The size of the fine expected by HSBC also dwarfs every other similar case, including the previous record set by ING Bank N.V., which agreed in June to forfeit $619 million to resolve allegations that it illegally moved money on behalf of sanctioned entities in Cuba and Iran.
HSBC's problems involve not just sanctions issues but also major apparent lapses in money laundering controls, as stated in the Senate subcommittee report.
"What it reflects is the gravity of the wrongdoing that HSBC is at least implicitly admitting," said Jimmy Gurule, a former top Treasury official who is now a law professor at the University of Notre Dame. "This case has multiple dimensions and layers of wrongdoing, it transcends economic sanctions."
It is unclear whether other pending inquiries into money-laundering lapses including at JPMorgan Chase & Co have the potential to be similar in scope, but U.S. banks have generally avoided some of the larger penalties imposed on foreign banks for sanctions or money laundering violations.
The issue is another blow for the reputation of British banks after rival Barclays was fined $450 million in June for rigging Libor interest rates. The industry has also had to set aside more than 12 billion pounds to compensate UK customers for mis-selling insurance products.
Gulliver said it would take time to clean up the mess.
"There's a whole series of things that came from probably a decade in the 2000 to 2008-09 period that have surfaced now that the industry needs to sort out, remediate, and make sure doesn't happen again.
"It will take a chunk of time to clean the system and then it will take a little bit longer than that for trust to be restored more fully," he said.
COST CUTS, JOB CUTS
HSBC reported an underlying profit - after stripping out the impact of disposals and changes in the value of its own debt - in the July-September quarter of $5.0 billion, up from a revised $2.2 billion a year earlier.
It was helped by a bigger-than-expected drop in losses from bad debts and a solid performance by its investment bank arm.
Underlying operating expenses rose by 16 percent in the quarter from a year ago due to higher compliance and regulatory costs, which it said amounted to $200 million to $300 million.
Gulliver is well into a three-year restructuring plan to streamline the bank and he said he expects to surpass his target of cutting annual costs by $3.5 billion, after driving through $3.1 billion of savings already.
But subdued revenue growth and the higher compliance costs left its underlying cost/income ratio at 63.7 percent in the third quarter, well above his 48-52 percent target.
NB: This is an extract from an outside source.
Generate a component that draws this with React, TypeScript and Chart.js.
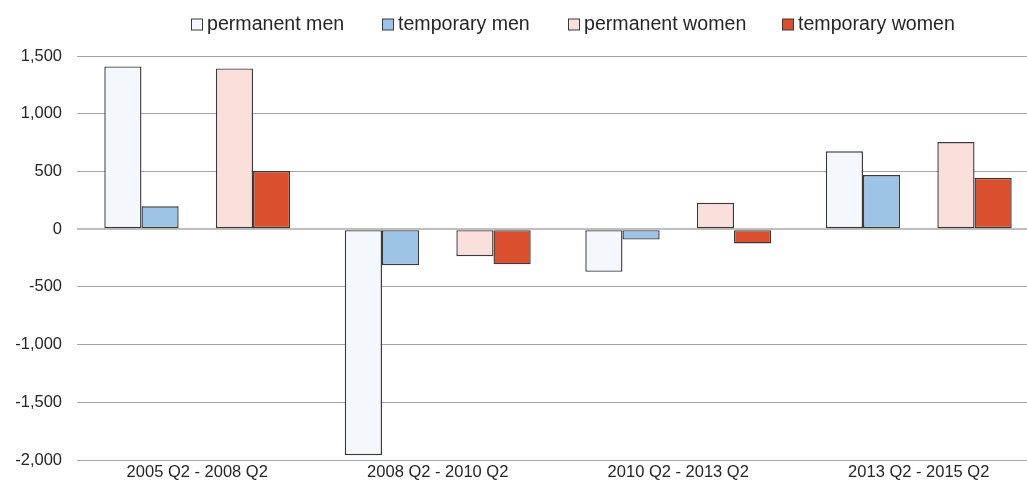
import React, { useEffect, useRef } from "react";
import { Chart, registerables } from "chart.js";

Chart.register(...registerables);

const categories = ["2005 Q2 - 2008 Q2", "2008 Q2 - 2010 Q2", "2010 Q2 - 2013 Q2", "2013 Q2 - 2015 Q2"];
const permanentMen = [1410, -1958, -370, 674];
const temporaryMen = [198, -312, -90, 468];
const permanentWomen = [1392, -235, 228, 755];
const temporaryWomen = [503, -305, -124, 445];
const gapSeries = [null, null, null, null];
const yTicks = [-2000, -1500, -1000, -500, 0, 500, 1000, 1500];

const seriesNames = ["permanent men", "temporary men", "permanent women", "temporary women"];
const seriesColors = ["#F4F8FC", "#9DC3E6", "#FADFDB", "#DA4F2E"];
const borderColor = "#3A3A3A";
const FONT = "'Liberation Sans', Arial, sans-serif";
const legendStarts = [191, 382, 568, 782];

const legendPlugin = {
  id: "customLegend",
  afterDraw(chart: any) {
    const ctx = chart.ctx;
    ctx.save();
    ctx.font = `19.6px ${FONT}`;
    ctx.textBaseline = "middle";
    ctx.textAlign = "left";
    const yc = 24;
    const box = 11;
    seriesNames.forEach((name, i) => {
      const x = legendStarts[i];
      ctx.fillStyle = seriesColors[i];
      ctx.fillRect(x + 0.5, yc - box / 2 + 0.5, box, box);
      ctx.strokeStyle = borderColor;
      ctx.lineWidth = 1;
      ctx.strokeRect(x + 0.5, yc - box / 2 + 0.5, box, box);
      ctx.fillStyle = "#262626";
      ctx.fillText(name, x + box + 5, yc + 1);
    });
    ctx.restore();
  },
};

export default function App() {
  const ref = useRef<HTMLCanvasElement | null>(null);
  useEffect(() => {
    if (!ref.current) return;
    const mk = (label: string, data: any[], i: number) => ({
      label,
      data,
      backgroundColor: seriesColors[i],
      borderColor,
      borderWidth: 1.4,
      borderSkipped: false,
    });
    const chart = new Chart(ref.current, {
      type: "bar",
      data: {
        labels: categories,
        datasets: [
          mk(seriesNames[0], permanentMen, 0),
          mk(seriesNames[1], temporaryMen, 1),
          { label: "", data: gapSeries, backgroundColor: "transparent", borderWidth: 0 },
          mk(seriesNames[2], permanentWomen, 2),
          mk(seriesNames[3], temporaryWomen, 3),
        ] as any,
      },
      options: {
        animation: false,
        responsive: true,
        maintainAspectRatio: false,
        layout: { padding: { top: 56, right: 1, bottom: 0, left: 0 } },
        datasets: { bar: { categoryPercentage: 0.773, barPercentage: 1 } },
        plugins: { legend: { display: false }, tooltip: { enabled: false } },
        scales: {
          x: {
            afterFit: (s: any) => {
              s.height = 27;
            },
            grid: { display: false, drawTicks: false },
            border: { display: false },
            ticks: { color: "#262626", font: { family: FONT, size: 16.5 }, padding: 3, maxRotation: 0 },
          },
          y: {
            min: -2000,
            max: 1500,
            afterBuildTicks: (s: any) => {
              s.ticks = yTicks.map((v) => ({ value: v }));
            },
            afterFit: (s: any) => {
              s.width = 77;
            },
            grid: {
              drawTicks: false,
              color: (c: any) => (c.tick && c.tick.value === 0 ? "#BFBFBF" : "#A6A6A6"),
              lineWidth: (c: any) => (c.tick && c.tick.value === 0 ? 2 : 1),
            },
            border: { display: false },
            ticks: {
              color: "#262626",
              font: { family: FONT, size: 16.5 },
              padding: 15,
              callback: (v: any) => Number(v).toLocaleString("en-US"),
            },
          },
        },
      },
      plugins: [legendPlugin],
    });
    return () => chart.destroy();
  }, []);
  return (
    <div style={{ position: "fixed", left: 0, top: 0, width: 1027, height: 487, overflow: "hidden", background: "#fff" }}>
      <div style={{ position: "relative", width: 1040, height: 487 }}>
        <canvas ref={ref} />
      </div>
    </div>
  );
}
Gulliver said hitting that was "proving challenging" but he remained committed to delivering it by the end of 2013.
Return on equity, a key measure of profitability, dropped to 5.8 percent in the third quarter, down from 14.6 percent in the previous quarter and well below Gulliver's 12-15 percent target.
HSBC took another $357 million charge for mis-selling payment protection insurance in Britain, lifting the total amount set aside to $2.1 billion. The bank said it paid out $1 billion in compensation.
Gulliver said more job cuts were likely before the end of 2013 at his bank. Over the past two years, HSBC has cut almost 30,000 jobs.